The world is changing. We are slowly reversing two thousand years of decline. 

Like most decline, ours has not been absolute. It happens in stops and starts, in little increments, working inward from the details. It's like getting the flu during a busy work week: on Monday, you sneeze (once). Tuesday the eyes water. Wednesday morning you feel a little off, but have a sudden burst of energy. Wednesday afternoon it looks like a cold. Thursday you're a wreck. 

Despite the relative density of most people, more and more of the people who make crucial decisions are noticing that a wrong turn occurred in the past. When you take a wrong turn, you re-trace your steps and go back to where you made the wrong decision, and then fix it, preferably without undoing anything positive you've done since that time. 

We live in a society of people drugged on the progressive vision that says greater year numbers and greater permissiveness go hand-in-hand, and mean that we're getting somewhere. These will try to tell you that changing anything we do to a version from the past is a defeat, but they've obviously never trailblazed any woods. When you take the wrong course, the sooner you fix it and get back to the old course, the more you win.

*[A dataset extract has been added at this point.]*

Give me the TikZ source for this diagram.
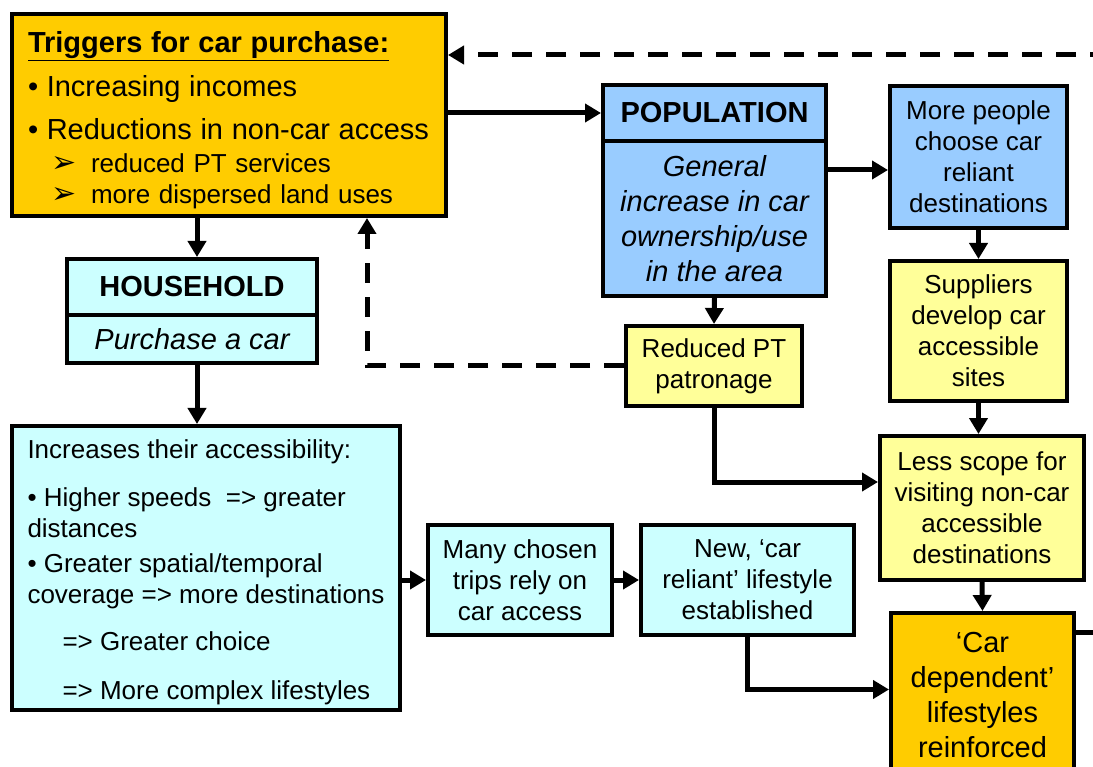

Decline is universal to civilization. Without civilization, it does not occur; however, without civilization, a lot of great things do not occur as well. Some want us to undo civilization and go back to anarchy or primitive existences. That's neat, but it represents a denial of potential in us. Technology is not per se bad, but in the hands of a dying civilization, it's misused — just like every other tool of that society is misused.